** START OF Exercise input **

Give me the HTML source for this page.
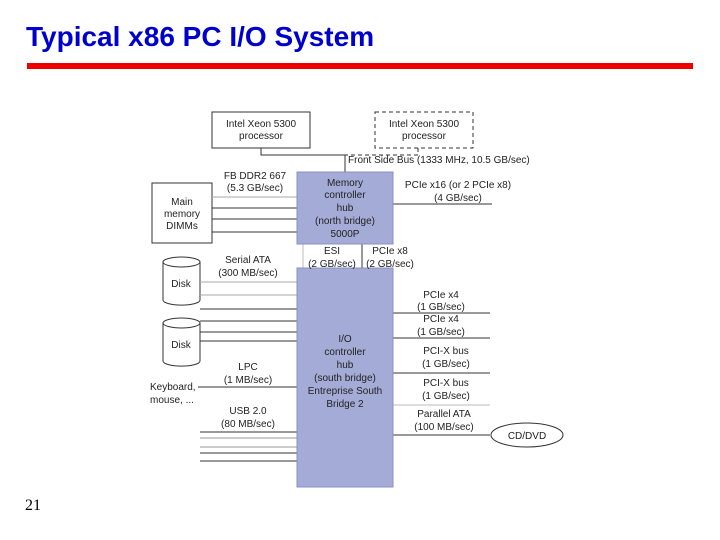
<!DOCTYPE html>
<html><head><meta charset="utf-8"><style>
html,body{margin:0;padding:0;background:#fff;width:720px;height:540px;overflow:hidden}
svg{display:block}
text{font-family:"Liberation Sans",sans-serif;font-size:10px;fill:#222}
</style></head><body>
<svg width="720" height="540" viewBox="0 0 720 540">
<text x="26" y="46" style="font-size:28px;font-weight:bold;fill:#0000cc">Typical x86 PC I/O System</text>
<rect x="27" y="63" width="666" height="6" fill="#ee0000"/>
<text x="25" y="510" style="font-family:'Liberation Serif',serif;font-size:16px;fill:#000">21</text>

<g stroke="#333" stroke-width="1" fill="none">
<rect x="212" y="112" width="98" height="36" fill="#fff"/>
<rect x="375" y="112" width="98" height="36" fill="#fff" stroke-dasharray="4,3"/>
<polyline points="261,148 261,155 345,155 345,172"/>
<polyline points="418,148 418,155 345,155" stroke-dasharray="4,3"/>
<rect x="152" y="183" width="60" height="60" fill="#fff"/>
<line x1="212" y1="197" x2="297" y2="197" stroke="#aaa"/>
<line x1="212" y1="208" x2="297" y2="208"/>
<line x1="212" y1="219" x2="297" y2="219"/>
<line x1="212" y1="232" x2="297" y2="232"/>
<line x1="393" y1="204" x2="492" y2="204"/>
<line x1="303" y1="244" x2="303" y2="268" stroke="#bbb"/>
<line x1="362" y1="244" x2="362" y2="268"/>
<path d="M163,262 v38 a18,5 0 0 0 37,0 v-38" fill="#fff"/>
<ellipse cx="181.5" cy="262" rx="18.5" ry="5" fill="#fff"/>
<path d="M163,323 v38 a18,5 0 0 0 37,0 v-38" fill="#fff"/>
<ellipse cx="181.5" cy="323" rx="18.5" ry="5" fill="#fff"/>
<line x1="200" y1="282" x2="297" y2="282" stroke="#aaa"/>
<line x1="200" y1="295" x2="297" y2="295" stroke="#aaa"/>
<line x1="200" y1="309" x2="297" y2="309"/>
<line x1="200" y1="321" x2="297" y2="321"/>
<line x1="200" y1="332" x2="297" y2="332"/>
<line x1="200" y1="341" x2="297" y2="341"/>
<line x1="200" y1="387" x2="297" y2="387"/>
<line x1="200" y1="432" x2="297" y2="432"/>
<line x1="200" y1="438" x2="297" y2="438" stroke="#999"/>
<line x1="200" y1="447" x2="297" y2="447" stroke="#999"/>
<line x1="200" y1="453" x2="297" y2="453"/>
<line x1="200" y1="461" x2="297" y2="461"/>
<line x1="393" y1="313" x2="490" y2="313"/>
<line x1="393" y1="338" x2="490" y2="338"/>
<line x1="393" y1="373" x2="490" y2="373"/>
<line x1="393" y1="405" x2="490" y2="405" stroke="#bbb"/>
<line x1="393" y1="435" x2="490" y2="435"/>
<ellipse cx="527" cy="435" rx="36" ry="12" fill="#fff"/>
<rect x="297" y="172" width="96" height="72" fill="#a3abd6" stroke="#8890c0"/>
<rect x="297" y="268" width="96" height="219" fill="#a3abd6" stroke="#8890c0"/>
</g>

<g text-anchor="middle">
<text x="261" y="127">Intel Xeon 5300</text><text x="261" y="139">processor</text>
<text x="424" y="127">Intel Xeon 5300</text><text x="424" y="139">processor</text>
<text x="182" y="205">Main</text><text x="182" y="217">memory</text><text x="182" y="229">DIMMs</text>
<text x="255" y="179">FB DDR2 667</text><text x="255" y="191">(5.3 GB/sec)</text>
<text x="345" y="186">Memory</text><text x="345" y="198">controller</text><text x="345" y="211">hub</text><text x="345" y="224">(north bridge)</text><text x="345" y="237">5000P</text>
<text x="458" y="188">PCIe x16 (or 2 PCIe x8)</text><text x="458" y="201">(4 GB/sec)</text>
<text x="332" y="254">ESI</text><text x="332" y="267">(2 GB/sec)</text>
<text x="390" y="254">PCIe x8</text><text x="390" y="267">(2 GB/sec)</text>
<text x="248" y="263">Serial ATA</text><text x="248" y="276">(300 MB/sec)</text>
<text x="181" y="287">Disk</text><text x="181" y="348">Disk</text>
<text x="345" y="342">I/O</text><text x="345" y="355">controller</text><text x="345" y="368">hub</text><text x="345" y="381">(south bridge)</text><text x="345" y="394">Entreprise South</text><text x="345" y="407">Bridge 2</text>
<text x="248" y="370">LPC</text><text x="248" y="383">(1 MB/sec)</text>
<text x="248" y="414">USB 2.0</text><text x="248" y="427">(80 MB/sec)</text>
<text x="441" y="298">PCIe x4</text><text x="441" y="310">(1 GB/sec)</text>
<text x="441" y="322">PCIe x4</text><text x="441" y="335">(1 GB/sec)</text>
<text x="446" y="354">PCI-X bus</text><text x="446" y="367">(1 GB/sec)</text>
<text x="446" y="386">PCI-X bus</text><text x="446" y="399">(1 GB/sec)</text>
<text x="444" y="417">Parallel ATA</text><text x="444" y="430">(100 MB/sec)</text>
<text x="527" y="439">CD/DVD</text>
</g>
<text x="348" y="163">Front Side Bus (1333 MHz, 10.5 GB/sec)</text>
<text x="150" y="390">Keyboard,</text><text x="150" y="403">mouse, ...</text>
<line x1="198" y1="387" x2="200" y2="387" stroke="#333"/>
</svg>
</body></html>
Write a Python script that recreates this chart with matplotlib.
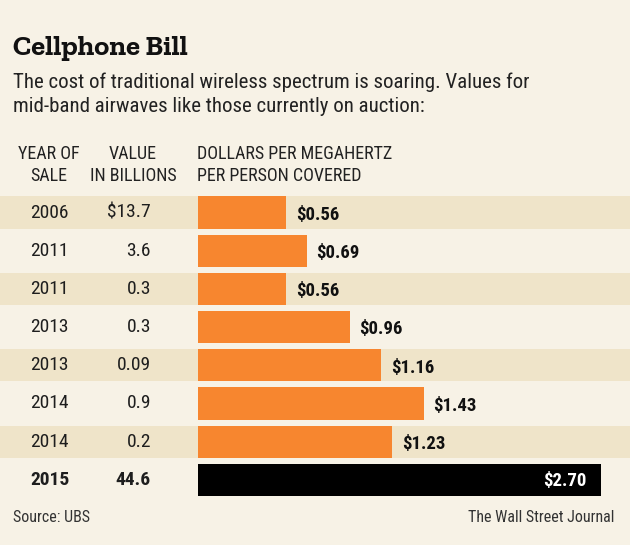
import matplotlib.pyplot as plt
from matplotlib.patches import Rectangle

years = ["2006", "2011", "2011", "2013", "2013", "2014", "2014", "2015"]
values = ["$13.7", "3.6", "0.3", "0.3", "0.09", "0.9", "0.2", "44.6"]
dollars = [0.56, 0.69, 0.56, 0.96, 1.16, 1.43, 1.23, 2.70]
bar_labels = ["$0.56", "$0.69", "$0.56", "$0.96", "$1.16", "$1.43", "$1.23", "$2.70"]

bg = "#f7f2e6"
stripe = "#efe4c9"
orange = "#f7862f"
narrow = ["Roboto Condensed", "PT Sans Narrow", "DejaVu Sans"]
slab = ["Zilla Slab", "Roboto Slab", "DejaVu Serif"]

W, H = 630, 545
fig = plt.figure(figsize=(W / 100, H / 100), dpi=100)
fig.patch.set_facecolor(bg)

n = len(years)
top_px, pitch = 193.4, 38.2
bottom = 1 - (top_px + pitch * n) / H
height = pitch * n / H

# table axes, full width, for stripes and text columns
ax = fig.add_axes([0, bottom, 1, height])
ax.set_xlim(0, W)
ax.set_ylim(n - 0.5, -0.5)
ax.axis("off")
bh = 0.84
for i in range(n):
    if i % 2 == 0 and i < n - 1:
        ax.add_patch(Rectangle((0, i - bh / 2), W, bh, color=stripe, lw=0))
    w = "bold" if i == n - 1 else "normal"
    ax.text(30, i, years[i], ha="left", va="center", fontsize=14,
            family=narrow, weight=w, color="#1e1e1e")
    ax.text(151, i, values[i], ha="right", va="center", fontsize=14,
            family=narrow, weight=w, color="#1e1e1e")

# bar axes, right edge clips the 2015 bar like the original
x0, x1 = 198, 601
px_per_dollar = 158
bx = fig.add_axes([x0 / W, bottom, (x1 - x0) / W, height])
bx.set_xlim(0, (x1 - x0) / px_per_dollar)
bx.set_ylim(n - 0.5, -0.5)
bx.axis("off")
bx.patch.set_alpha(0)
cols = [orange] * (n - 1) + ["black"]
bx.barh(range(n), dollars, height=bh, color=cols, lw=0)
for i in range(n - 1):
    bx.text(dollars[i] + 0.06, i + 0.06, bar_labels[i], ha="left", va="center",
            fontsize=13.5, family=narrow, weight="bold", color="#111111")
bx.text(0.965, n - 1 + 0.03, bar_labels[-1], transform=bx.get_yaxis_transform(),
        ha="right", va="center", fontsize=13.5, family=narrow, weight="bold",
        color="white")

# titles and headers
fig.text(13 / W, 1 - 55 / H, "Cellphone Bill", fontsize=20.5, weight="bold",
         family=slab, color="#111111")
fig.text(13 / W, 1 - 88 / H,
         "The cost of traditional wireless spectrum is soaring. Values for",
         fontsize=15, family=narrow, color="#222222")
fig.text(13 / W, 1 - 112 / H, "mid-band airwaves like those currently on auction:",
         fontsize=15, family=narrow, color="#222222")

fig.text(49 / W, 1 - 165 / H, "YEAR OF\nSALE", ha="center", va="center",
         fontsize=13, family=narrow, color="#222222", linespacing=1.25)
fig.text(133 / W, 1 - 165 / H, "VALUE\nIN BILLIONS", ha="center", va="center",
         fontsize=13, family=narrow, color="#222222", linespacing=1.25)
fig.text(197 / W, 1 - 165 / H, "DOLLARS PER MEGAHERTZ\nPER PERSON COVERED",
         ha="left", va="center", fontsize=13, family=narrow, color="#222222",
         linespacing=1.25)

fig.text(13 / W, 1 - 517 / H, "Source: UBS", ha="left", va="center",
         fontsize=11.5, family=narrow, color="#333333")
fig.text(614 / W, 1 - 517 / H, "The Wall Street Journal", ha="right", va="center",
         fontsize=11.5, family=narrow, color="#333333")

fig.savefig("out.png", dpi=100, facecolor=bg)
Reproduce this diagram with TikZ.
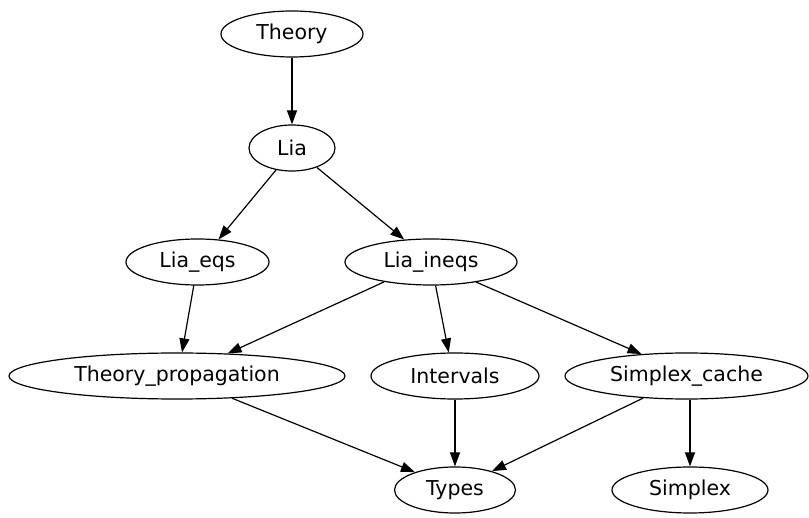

** END OF Exercise input **

Written task -
Everything from the line that contains "Write a Python" down to the line that contains "from matplotlib.patches import Rectangle" should be written out exactly, end lines too, minus the pictures.

Answer -
Write a Python script that recreates this chart with matplotlib.
import matplotlib.pyplot as plt
from matplotlib.patches import Rectangle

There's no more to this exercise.